(Stored data)
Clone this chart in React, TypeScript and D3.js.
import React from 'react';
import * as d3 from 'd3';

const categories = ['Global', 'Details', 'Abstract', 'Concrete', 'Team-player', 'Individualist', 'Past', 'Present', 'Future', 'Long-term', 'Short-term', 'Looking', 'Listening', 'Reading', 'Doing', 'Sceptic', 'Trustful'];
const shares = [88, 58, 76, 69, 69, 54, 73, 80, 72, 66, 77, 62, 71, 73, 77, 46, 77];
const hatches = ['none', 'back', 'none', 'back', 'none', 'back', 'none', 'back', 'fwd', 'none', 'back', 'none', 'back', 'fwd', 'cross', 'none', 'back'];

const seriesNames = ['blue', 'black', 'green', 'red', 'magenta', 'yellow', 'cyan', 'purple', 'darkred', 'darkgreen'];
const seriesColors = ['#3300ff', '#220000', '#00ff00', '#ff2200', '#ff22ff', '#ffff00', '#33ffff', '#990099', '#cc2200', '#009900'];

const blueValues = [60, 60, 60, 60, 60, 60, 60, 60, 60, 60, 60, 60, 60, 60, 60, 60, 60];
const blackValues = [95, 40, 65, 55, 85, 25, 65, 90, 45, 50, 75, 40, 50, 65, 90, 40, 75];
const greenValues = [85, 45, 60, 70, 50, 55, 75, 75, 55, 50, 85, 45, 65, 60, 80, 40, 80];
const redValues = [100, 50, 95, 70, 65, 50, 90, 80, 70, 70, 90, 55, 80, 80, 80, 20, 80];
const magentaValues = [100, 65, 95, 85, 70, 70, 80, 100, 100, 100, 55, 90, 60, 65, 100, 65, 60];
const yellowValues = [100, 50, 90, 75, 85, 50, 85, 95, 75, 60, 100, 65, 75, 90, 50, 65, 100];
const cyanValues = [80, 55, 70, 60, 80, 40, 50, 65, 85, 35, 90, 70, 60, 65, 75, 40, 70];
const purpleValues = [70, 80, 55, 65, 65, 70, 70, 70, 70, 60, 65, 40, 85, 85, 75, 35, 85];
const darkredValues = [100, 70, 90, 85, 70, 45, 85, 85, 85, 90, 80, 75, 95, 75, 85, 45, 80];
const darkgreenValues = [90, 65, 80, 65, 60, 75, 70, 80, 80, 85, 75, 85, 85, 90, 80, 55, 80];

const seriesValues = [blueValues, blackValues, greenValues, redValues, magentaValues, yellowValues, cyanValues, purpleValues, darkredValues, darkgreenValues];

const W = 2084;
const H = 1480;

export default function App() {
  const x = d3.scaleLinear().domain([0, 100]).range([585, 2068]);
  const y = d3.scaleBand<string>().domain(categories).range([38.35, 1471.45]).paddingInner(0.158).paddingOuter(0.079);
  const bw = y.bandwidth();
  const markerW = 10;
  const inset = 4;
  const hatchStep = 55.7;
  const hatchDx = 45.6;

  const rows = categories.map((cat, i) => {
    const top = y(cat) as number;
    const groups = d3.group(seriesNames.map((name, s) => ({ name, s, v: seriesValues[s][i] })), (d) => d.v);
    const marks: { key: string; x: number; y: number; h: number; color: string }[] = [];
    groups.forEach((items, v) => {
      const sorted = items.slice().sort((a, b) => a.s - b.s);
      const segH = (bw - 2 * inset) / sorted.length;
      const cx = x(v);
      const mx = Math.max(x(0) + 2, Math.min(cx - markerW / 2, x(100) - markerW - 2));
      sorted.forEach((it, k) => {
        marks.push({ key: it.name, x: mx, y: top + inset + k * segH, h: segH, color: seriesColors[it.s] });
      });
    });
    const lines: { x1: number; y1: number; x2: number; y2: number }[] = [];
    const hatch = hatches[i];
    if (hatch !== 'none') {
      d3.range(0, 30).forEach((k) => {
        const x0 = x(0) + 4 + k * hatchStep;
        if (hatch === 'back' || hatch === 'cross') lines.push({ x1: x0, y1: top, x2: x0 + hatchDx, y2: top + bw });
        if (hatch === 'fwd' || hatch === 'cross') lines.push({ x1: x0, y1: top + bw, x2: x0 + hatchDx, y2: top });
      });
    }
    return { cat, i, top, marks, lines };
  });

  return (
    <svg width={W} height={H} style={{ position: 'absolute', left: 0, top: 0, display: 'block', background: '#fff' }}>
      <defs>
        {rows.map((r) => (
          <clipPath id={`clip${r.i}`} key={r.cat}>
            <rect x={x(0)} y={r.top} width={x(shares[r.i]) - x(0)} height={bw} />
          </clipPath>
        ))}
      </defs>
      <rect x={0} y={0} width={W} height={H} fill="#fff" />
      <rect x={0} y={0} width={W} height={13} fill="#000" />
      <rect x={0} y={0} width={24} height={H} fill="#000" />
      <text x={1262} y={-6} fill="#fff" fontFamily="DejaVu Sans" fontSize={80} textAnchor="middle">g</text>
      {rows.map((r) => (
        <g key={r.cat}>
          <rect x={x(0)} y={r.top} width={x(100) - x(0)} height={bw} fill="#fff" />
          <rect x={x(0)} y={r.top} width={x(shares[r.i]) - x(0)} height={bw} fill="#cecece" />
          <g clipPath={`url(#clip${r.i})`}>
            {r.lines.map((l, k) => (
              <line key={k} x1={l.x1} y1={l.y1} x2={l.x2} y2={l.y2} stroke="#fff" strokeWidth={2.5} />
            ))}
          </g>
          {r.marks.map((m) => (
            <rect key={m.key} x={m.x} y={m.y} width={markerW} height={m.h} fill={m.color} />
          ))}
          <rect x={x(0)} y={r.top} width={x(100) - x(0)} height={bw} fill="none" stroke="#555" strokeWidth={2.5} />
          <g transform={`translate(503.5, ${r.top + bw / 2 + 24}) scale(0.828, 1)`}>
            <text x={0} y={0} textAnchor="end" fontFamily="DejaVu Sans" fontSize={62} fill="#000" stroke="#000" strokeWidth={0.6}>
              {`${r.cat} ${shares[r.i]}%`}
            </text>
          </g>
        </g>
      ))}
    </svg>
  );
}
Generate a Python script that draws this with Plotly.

• **Instructions to follow**: Word for word, write out the data.

• **Written solution**:
Clone this chart in React, TypeScript and D3.js.
import React from 'react';
import * as d3 from 'd3';

const categories = ['Global', 'Details', 'Abstract', 'Concrete', 'Team-player', 'Individualist', 'Past', 'Present', 'Future', 'Long-term', 'Short-term', 'Looking', 'Listening', 'Reading', 'Doing', 'Sceptic', 'Trustful'];
const shares = [88, 58, 76, 69, 69, 54, 73, 80, 72, 66, 77, 62, 71, 73, 77, 46, 77];
const hatches = ['none', 'back', 'none', 'back', 'none', 'back', 'none', 'back', 'fwd', 'none', 'back', 'none', 'back', 'fwd', 'cross', 'none', 'back'];

const seriesNames = ['blue', 'black', 'green', 'red', 'magenta', 'yellow', 'cyan', 'purple', 'darkred', 'darkgreen'];
const seriesColors = ['#3300ff', '#220000', '#00ff00', '#ff2200', '#ff22ff', '#ffff00', '#33ffff', '#990099', '#cc2200', '#009900'];

const blueValues = [60, 60, 60, 60, 60, 60, 60, 60, 60, 60, 60, 60, 60, 60, 60, 60, 60];
const blackValues = [95, 40, 65, 55, 85, 25, 65, 90, 45, 50, 75, 40, 50, 65, 90, 40, 75];
const greenValues = [85, 45, 60, 70, 50, 55, 75, 75, 55, 50, 85, 45, 65, 60, 80, 40, 80];
const redValues = [100, 50, 95, 70, 65, 50, 90, 80, 70, 70, 90, 55, 80, 80, 80, 20, 80];
const magentaValues = [100, 65, 95, 85, 70, 70, 80, 100, 100, 100, 55, 90, 60, 65, 100, 65, 60];
const yellowValues = [100, 50, 90, 75, 85, 50, 85, 95, 75, 60, 100, 65, 75, 90, 50, 65, 100];
const cyanValues = [80, 55, 70, 60, 80, 40, 50, 65, 85, 35, 90, 70, 60, 65, 75, 40, 70];
const purpleValues = [70, 80, 55, 65, 65, 70, 70, 70, 70, 60, 65, 40, 85, 85, 75, 35, 85];
const darkredValues = [100, 70, 90, 85, 70, 45, 85, 85, 85, 90, 80, 75, 95, 75, 85, 45, 80];
const darkgreenValues = [90, 65, 80, 65, 60, 75, 70, 80, 80, 85, 75, 85, 85, 90, 80, 55, 80];

const seriesValues = [blueValues, blackValues, greenValues, redValues, magentaValues, yellowValues, cyanValues, purpleValues, darkredValues, darkgreenValues];

const W = 2084;
const H = 1480;

export default function App() {
  const x = d3.scaleLinear().domain([0, 100]).range([585, 2068]);
  const y = d3.scaleBand<string>().domain(categories).range([38.35, 1471.45]).paddingInner(0.158).paddingOuter(0.079);
  const bw = y.bandwidth();
  const markerW = 10;
  const inset = 4;
  const hatchStep = 55.7;
  const hatchDx = 45.6;

  const rows = categories.map((cat, i) => {
    const top = y(cat) as number;
    const groups = d3.group(seriesNames.map((name, s) => ({ name, s, v: seriesValues[s][i] })), (d) => d.v);
    const marks: { key: string; x: number; y: number; h: number; color: string }[] = [];
    groups.forEach((items, v) => {
      const sorted = items.slice().sort((a, b) => a.s - b.s);
      const segH = (bw - 2 * inset) / sorted.length;
      const cx = x(v);
      const mx = Math.max(x(0) + 2, Math.min(cx - markerW / 2, x(100) - markerW - 2));
      sorted.forEach((it, k) => {
        marks.push({ key: it.name, x: mx, y: top + inset + k * segH, h: segH, color: seriesColors[it.s] });
      });
    });
    const lines: { x1: number; y1: number; x2: number; y2: number }[] = [];
    const hatch = hatches[i];
    if (hatch !== 'none') {
      d3.range(0, 30).forEach((k) => {
        const x0 = x(0) + 4 + k * hatchStep;
        if (hatch === 'back' || hatch === 'cross') lines.push({ x1: x0, y1: top, x2: x0 + hatchDx, y2: top + bw });
        if (hatch === 'fwd' || hatch === 'cross') lines.push({ x1: x0, y1: top + bw, x2: x0 + hatchDx, y2: top });
      });
    }
    return { cat, i, top, marks, lines };
  });

  return (
    <svg width={W} height={H} style={{ position: 'absolute', left: 0, top: 0, display: 'block', background: '#fff' }}>
      <defs>
        {rows.map((r) => (
          <clipPath id={`clip${r.i}`} key={r.cat}>
            <rect x={x(0)} y={r.top} width={x(shares[r.i]) - x(0)} height={bw} />
          </clipPath>
        ))}
      </defs>
      <rect x={0} y={0} width={W} height={H} fill="#fff" />
      <rect x={0} y={0} width={W} height={13} fill="#000" />
      <rect x={0} y={0} width={24} height={H} fill="#000" />
      <text x={1262} y={-6} fill="#fff" fontFamily="DejaVu Sans" fontSize={80} textAnchor="middle">g</text>
      {rows.map((r) => (
        <g key={r.cat}>
          <rect x={x(0)} y={r.top} width={x(100) - x(0)} height={bw} fill="#fff" />
          <rect x={x(0)} y={r.top} width={x(shares[r.i]) - x(0)} height={bw} fill="#cecece" />
          <g clipPath={`url(#clip${r.i})`}>
            {r.lines.map((l, k) => (
              <line key={k} x1={l.x1} y1={l.y1} x2={l.x2} y2={l.y2} stroke="#fff" strokeWidth={2.5} />
            ))}
          </g>
          {r.marks.map((m) => (
            <rect key={m.key} x={m.x} y={m.y} width={markerW} height={m.h} fill={m.color} />
          ))}
          <rect x={x(0)} y={r.top} width={x(100) - x(0)} height={bw} fill="none" stroke="#555" strokeWidth={2.5} />
          <g transform={`translate(503.5, ${r.top + bw / 2 + 24}) scale(0.828, 1)`}>
            <text x={0} y={0} textAnchor="end" fontFamily="DejaVu Sans" fontSize={62} fill="#000" stroke="#000" strokeWidth={0.6}>
              {`${r.cat} ${shares[r.i]}%`}
            </text>
          </g>
        </g>
      ))}
    </svg>
  );
}
Generate a Python script that draws this with Plotly.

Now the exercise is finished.